'''

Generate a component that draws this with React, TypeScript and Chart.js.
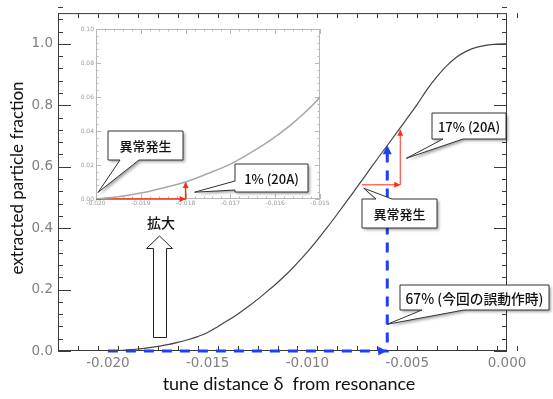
import React, { useEffect, useRef } from "react";
import { Chart, registerables } from "chart.js";
Chart.register(...registerables);

// ---- data ----
const deltaValues = [
  -0.02, -0.0195, -0.019, -0.0185, -0.018, -0.0175, -0.017, -0.0165, -0.016, -0.0155,
  -0.015, -0.0145, -0.014, -0.0135, -0.013, -0.0125, -0.012, -0.0115, -0.011, -0.0105,
  -0.01, -0.0095, -0.009, -0.0085, -0.008, -0.0075, -0.007, -0.0065, -0.006, -0.0055,
  -0.005, -0.0045, -0.004, -0.0035, -0.003, -0.0025, -0.002, -0.0015, -0.001, -0.0005, 0,
];
const fractionValues = [
  0, 0.0013, 0.0035, 0.0065, 0.01, 0.015, 0.0205, 0.028, 0.0366, 0.047,
  0.06, 0.079, 0.099, 0.12, 0.143, 0.168, 0.195, 0.223, 0.253, 0.287,
  0.323, 0.362, 0.403, 0.446, 0.49, 0.535, 0.58, 0.625, 0.669, 0.713,
  0.758, 0.803, 0.852, 0.894, 0.93, 0.958, 0.977, 0.989, 0.996, 0.999, 1.0,
];
const xTickValues = [-0.02, -0.015, -0.01, -0.005, 0];
const yTickValues = [0, 0.2, 0.4, 0.6, 0.8, 1.0];
const insetXTickValues = [-0.02, -0.019, -0.018, -0.017, -0.016, -0.015];
const insetYTickValues = [0, 0.02, 0.04, 0.06, 0.08, 0.1];

const blueArrowX = [-0.02, -0.006, -0.006];
const blueArrowY = [0, 0, 0.67];
const redArrowX = [-0.00727, -0.00535, -0.00535];
const redArrowY = [0.541, 0.541, 0.72];
const insetRedX = [-0.02, -0.018, -0.018];
const insetRedY = [0, 0, 0.01];

const xTitle = "tune distance δ  from resonance";
const yTitle = "extracted particle fraction";
const calloutAnomaly = "異常発生";
const callout17 = "17% (20A)";
const callout67 = "67% (今回の誤動作時)";
const callout1 = "1% (20A)";
const zoomLabel = "拡大";

const pts = (xs: number[], ys: number[]) => xs.map((x, i) => ({ x, y: ys[i] }));

function arrowHead(ctx: CanvasRenderingContext2D, x: number, y: number, dir: "right" | "up", len: number, hw: number, color: string) {
  ctx.save();
  ctx.fillStyle = color;
  ctx.beginPath();
  if (dir === "right") {
    ctx.moveTo(x, y);
    ctx.lineTo(x - len, y - hw);
    ctx.lineTo(x - len, y + hw);
  } else {
    ctx.moveTo(x, y);
    ctx.lineTo(x - hw, y + len);
    ctx.lineTo(x + hw, y + len);
  }
  ctx.closePath();
  ctx.fill();
  ctx.restore();
}

function callout(
  ctx: CanvasRenderingContext2D,
  bx: number, by: number, bw: number, bh: number,
  edge: "top" | "bottom" | "left",
  b1: number, b2: number,
  tx: number, ty: number,
  text: string, font: string, maxW?: number
) {
  const r = bx + bw, b = by + bh;
  ctx.save();
  ctx.beginPath();
  if (edge === "top") {
    ctx.moveTo(bx, by); ctx.lineTo(b1, by); ctx.lineTo(tx, ty); ctx.lineTo(b2, by);
    ctx.lineTo(r, by); ctx.lineTo(r, b); ctx.lineTo(bx, b);
  } else if (edge === "bottom") {
    ctx.moveTo(bx, by); ctx.lineTo(r, by); ctx.lineTo(r, b); ctx.lineTo(b2, b);
    ctx.lineTo(tx, ty); ctx.lineTo(b1, b); ctx.lineTo(bx, b);
  } else {
    ctx.moveTo(bx, by); ctx.lineTo(r, by); ctx.lineTo(r, b); ctx.lineTo(bx, b);
    ctx.lineTo(bx, b2); ctx.lineTo(tx, ty); ctx.lineTo(bx, b1);
  }
  ctx.closePath();
  ctx.shadowColor = "rgba(0,0,0,0.35)";
  ctx.shadowBlur = 3;
  ctx.shadowOffsetX = 2;
  ctx.shadowOffsetY = 2;
  ctx.fillStyle = "#ffffff";
  ctx.fill();
  ctx.shadowColor = "transparent";
  ctx.strokeStyle = "#333";
  ctx.lineWidth = 1;
  ctx.stroke();
  ctx.fillStyle = "#111";
  ctx.font = font;
  ctx.textAlign = "center";
  ctx.textBaseline = "middle";
  if (maxW) ctx.fillText(text, bx + bw / 2, by + bh / 2 + 1, maxW);
  else ctx.fillText(text, bx + bw / 2, by + bh / 2 + 1);
  ctx.restore();
}

function drawFrameTicks(chart: any, color: string, lw: number, xMinor: number, yMinor: number, xMajorLen: number, xMinorLen: number, yMajorLen: number, yMinorLen: number, xMajors: number[], yMajors: number[]) {
  const ctx: CanvasRenderingContext2D = chart.ctx;
  const { left, right, top, bottom } = chart.chartArea;
  const xs = chart.scales.x, ys = chart.scales.y;
  ctx.save();
  ctx.strokeStyle = color;
  ctx.lineWidth = lw;
  ctx.strokeRect(left + 0.5, top + 0.5, right - left - 1, bottom - top - 1);
  ctx.beginPath();
  const nX = Math.round((xs.max - xs.min) / xMinor);
  for (let i = 0; i <= nX; i++) {
    const v = xs.min + i * xMinor;
    const isMajor = xMajors.some((m) => Math.abs(m - v) < xMinor / 10);
    const L = isMajor ? xMajorLen : xMinorLen;
    const px = Math.round(xs.getPixelForValue(v)) + 0.5;
    ctx.moveTo(px, bottom); ctx.lineTo(px, bottom - L);
    ctx.moveTo(px, top); ctx.lineTo(px, top + L);
  }
  const nY = Math.round((ys.max - ys.min) / yMinor);
  for (let i = 0; i <= nY; i++) {
    const v = ys.min + i * yMinor;
    const isMajor = yMajors.some((m) => Math.abs(m - v) < yMinor / 10);
    const L = isMajor ? yMajorLen : yMinorLen;
    const py = Math.round(ys.getPixelForValue(v)) + 0.5;
    ctx.moveTo(left, py); ctx.lineTo(left + L, py);
    ctx.moveTo(right, py); ctx.lineTo(right - L, py);
  }
  ctx.stroke();
  ctx.restore();
}

const mainPlugin = {
  id: "mainDecor",
  beforeDatasetsDraw(chart: any) {
    drawFrameTicks(chart, "#3a3a3a", 1, 0.001, 0.04, 13, 5, 13, 5, xTickValues, yTickValues);
  },
  afterDatasetsDraw(chart: any) {
    const ctx: CanvasRenderingContext2D = chart.ctx;
    const xs = chart.scales.x, ys = chart.scales.y;
    const X = (v: number) => xs.getPixelForValue(v);
    const Y = (v: number) => ys.getPixelForValue(v);
    const blue = "#1f3dff";
    const red = "#ff2a1a";
    arrowHead(ctx, X(blueArrowX[1]) - 1, Y(blueArrowY[1]), "right", 8, 4.5, blue);
    arrowHead(ctx, X(blueArrowX[2]), Y(blueArrowY[2]), "up", 9, 4.5, blue);
    arrowHead(ctx, X(redArrowX[1]), Y(redArrowY[1]), "right", 6, 3, red);
    arrowHead(ctx, X(redArrowX[2]), Y(redArrowY[2]), "up", 6, 3, red);

    // callouts in the main plot
    callout(ctx, 432, 113, 74, 26, "bottom", 443, 463, X(-0.00505), Y(0.627), callout17, "500 13px 'Noto Sans CJK JP'");
    callout(ctx, 362, 199, 75, 29, "top", 376, 392, X(-0.00718), Y(0.53), calloutAnomaly, "500 13px 'Noto Sans CJK JP'");
    callout(ctx, 400, 285, 149, 25, "bottom", 422, 464, X(-0.006), Y(0.087), callout67, "500 14px 'Noto Sans CJK JP'", 138);

    // zoom label and hollow arrow
    ctx.save();
    ctx.fillStyle = "#111";
    ctx.font = "500 14px 'Noto Sans CJK JP'";
    ctx.textAlign = "center";
    ctx.textBaseline = "middle";
    ctx.fillText(zoomLabel, 161, 223);
    ctx.beginPath();
    ctx.moveTo(153.5, 337.5); ctx.lineTo(166.5, 337.5); ctx.lineTo(166.5, 248.5);
    ctx.lineTo(172.5, 248.5); ctx.lineTo(159.5, 236); ctx.lineTo(146.5, 248.5); ctx.lineTo(153.5, 248.5);
    ctx.closePath();
    ctx.fillStyle = "#fff";
    ctx.fill();
    ctx.strokeStyle = "#222";
    ctx.lineWidth = 1;
    ctx.stroke();
    ctx.restore();

    // axis titles
    ctx.save();
    ctx.fillStyle = "#111";
    ctx.textAlign = "center";
    ctx.textBaseline = "middle";
    ctx.font = "18px Lato";
    ctx.fillText(xTitle, 289, 384);
    ctx.font = "17px Lato";
    ctx.translate(18, 178);
    ctx.rotate(-Math.PI / 2);
    ctx.fillText(yTitle, 0, 0);
    ctx.restore();
  },
};

const insetPlugin = {
  id: "insetDecor",
  beforeDatasetsDraw(chart: any) {
    const ctx: CanvasRenderingContext2D = chart.ctx;
    const { left, right, top, bottom } = chart.chartArea;
    ctx.save();
    ctx.fillStyle = "#fff";
    ctx.fillRect(left, top, right - left, bottom - top);
    ctx.restore();
    drawFrameTicks(chart, "#b8b8b8", 1, 0.0002, 0.004, 5, 2.5, 5, 2.5, insetXTickValues, insetYTickValues);
  },
  afterDatasetsDraw(chart: any) {
    const ctx: CanvasRenderingContext2D = chart.ctx;
    const xs = chart.scales.x, ys = chart.scales.y;
    const X = (v: number) => xs.getPixelForValue(v);
    const Y = (v: number) => ys.getPixelForValue(v);
    const red = "#ff2a1a";
    arrowHead(ctx, X(insetRedX[1]), Y(insetRedY[1]), "right", 6, 3, red);
    arrowHead(ctx, X(insetRedX[2]), Y(insetRedY[2]), "up", 6, 3, red);
    callout(ctx, 108, 131, 75, 29, "bottom", 120, 139, X(-0.01995), Y(0.004), calloutAnomaly, "500 13px 'Noto Sans CJK JP'");
    callout(ctx, 235, 164, 73, 28, "left", 181, 190, X(-0.0178), Y(0.004), callout1, "500 13px 'Noto Sans CJK JP'");
  },
};

export default function App() {
  const mainRef = useRef<HTMLCanvasElement>(null);
  const insetRef = useRef<HTMLCanvasElement>(null);

  useEffect(() => {
    const main = new Chart(mainRef.current!, {
      type: "line",
      data: {
        datasets: [
          {
            data: pts(deltaValues, fractionValues),
            borderColor: "#444",
            borderWidth: 1.2,
            pointRadius: 0,
            cubicInterpolationMode: "monotone",
            fill: false,
          },
          {
            data: pts(blueArrowX, blueArrowY),
            borderColor: "#1f3dff",
            borderWidth: 3,
            borderDash: [10, 8],
            pointRadius: 0,
            tension: 0,
            clip: false,
            fill: false,
          },
          {
            data: pts(redArrowX, redArrowY),
            borderColor: "#ff2a1a",
            borderWidth: 1,
            pointRadius: 0,
            tension: 0,
            fill: false,
          },
        ],
      } as any,
      options: {
        responsive: false,
        animation: false,
        devicePixelRatio: 1,
        events: [],
        layout: { padding: { left: 0, top: 10, right: 46, bottom: 0 } },
        plugins: { legend: { display: false }, tooltip: { enabled: false }, title: { display: false } },
        scales: {
          x: {
            type: "linear",
            min: -0.0225,
            max: 0,
            grid: { display: false, drawTicks: false },
            border: { display: false },
            afterBuildTicks: (s: any) => { s.ticks = xTickValues.map((v) => ({ value: v })); },
            afterFit: (s: any) => { s.height = 48; },
            ticks: {
              padding: 4,
              color: "#808080",
              font: { family: "DejaVu Sans", size: 13.5 },
              maxRotation: 0,
              autoSkip: false,
              callback: (v: any) => Number(v).toFixed(3),
            },
          },
          y: {
            type: "linear",
            min: 0,
            max: 1.1,
            grid: { display: false, drawTicks: false },
            border: { display: false },
            afterBuildTicks: (s: any) => { s.ticks = yTickValues.map((v) => ({ value: v })); },
            afterFit: (s: any) => { s.width = 58; },
            ticks: {
              padding: 5,
              color: "#808080",
              font: { family: "DejaVu Sans", size: 13.5 },
              autoSkip: false,
              callback: (v: any) => Number(v).toFixed(1),
            },
          },
        },
      } as any,
      plugins: [mainPlugin],
    });

    const inset = new Chart(insetRef.current!, {
      type: "line",
      data: {
        datasets: [
          {
            data: pts(deltaValues, fractionValues),
            borderColor: "#a8a8a8",
            borderWidth: 1.5,
            pointRadius: 0,
            cubicInterpolationMode: "monotone",
            fill: false,
          },
          {
            data: pts(insetRedX, insetRedY),
            borderColor: "#ff2a1a",
            borderWidth: 1.5,
            pointRadius: 0,
            tension: 0,
            clip: false,
            fill: false,
          },
        ],
      } as any,
      options: {
        responsive: false,
        animation: false,
        devicePixelRatio: 1,
        events: [],
        layout: { padding: { left: 78, top: 29, right: 233, bottom: 187 } },
        plugins: { legend: { display: false }, tooltip: { enabled: false }, title: { display: false } },
        scales: {
          x: {
            type: "linear",
            min: -0.02,
            max: -0.015,
            grid: { display: false, drawTicks: false },
            border: { display: false },
            afterBuildTicks: (s: any) => { s.ticks = insetXTickValues.map((v) => ({ value: v })); },
            afterFit: (s: any) => { s.height = 13; },
            ticks: {
              padding: 1,
              color: "#9a9a9a",
              font: { family: "DejaVu Sans", size: 6 },
              maxRotation: 0,
              autoSkip: false,
              callback: (v: any) => Number(v).toFixed(3),
            },
          },
          y: {
            type: "linear",
            min: 0,
            max: 0.1,
            grid: { display: false, drawTicks: false },
            border: { display: false },
            afterBuildTicks: (s: any) => { s.ticks = insetYTickValues.map((v) => ({ value: v })); },
            afterFit: (s: any) => { s.width = 18; },
            ticks: {
              padding: 2,
              color: "#9a9a9a",
              font: { family: "DejaVu Sans", size: 6 },
              autoSkip: false,
              callback: (v: any) => Number(v).toFixed(2),
            },
          },
        },
      } as any,
      plugins: [insetPlugin],
    });

    return () => {
      main.destroy();
      inset.destroy();
    };
  }, []);

  return (
    <div style={{ position: "absolute", left: 0, top: 0, width: 553, height: 399, background: "#fff" }}>
      <canvas ref={mainRef} width={553} height={399} style={{ position: "absolute", left: 0, top: 0 }} />
      <canvas ref={insetRef} width={553} height={399} style={{ position: "absolute", left: 0, top: 0 }} />
    </div>
  );
}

'''

• What is required: Extract all lines from the data in which "React" is found.

• Response for this exercise:
Generate a component that draws this with React, TypeScript and Chart.js.
import React, { useEffect, useRef } from "react";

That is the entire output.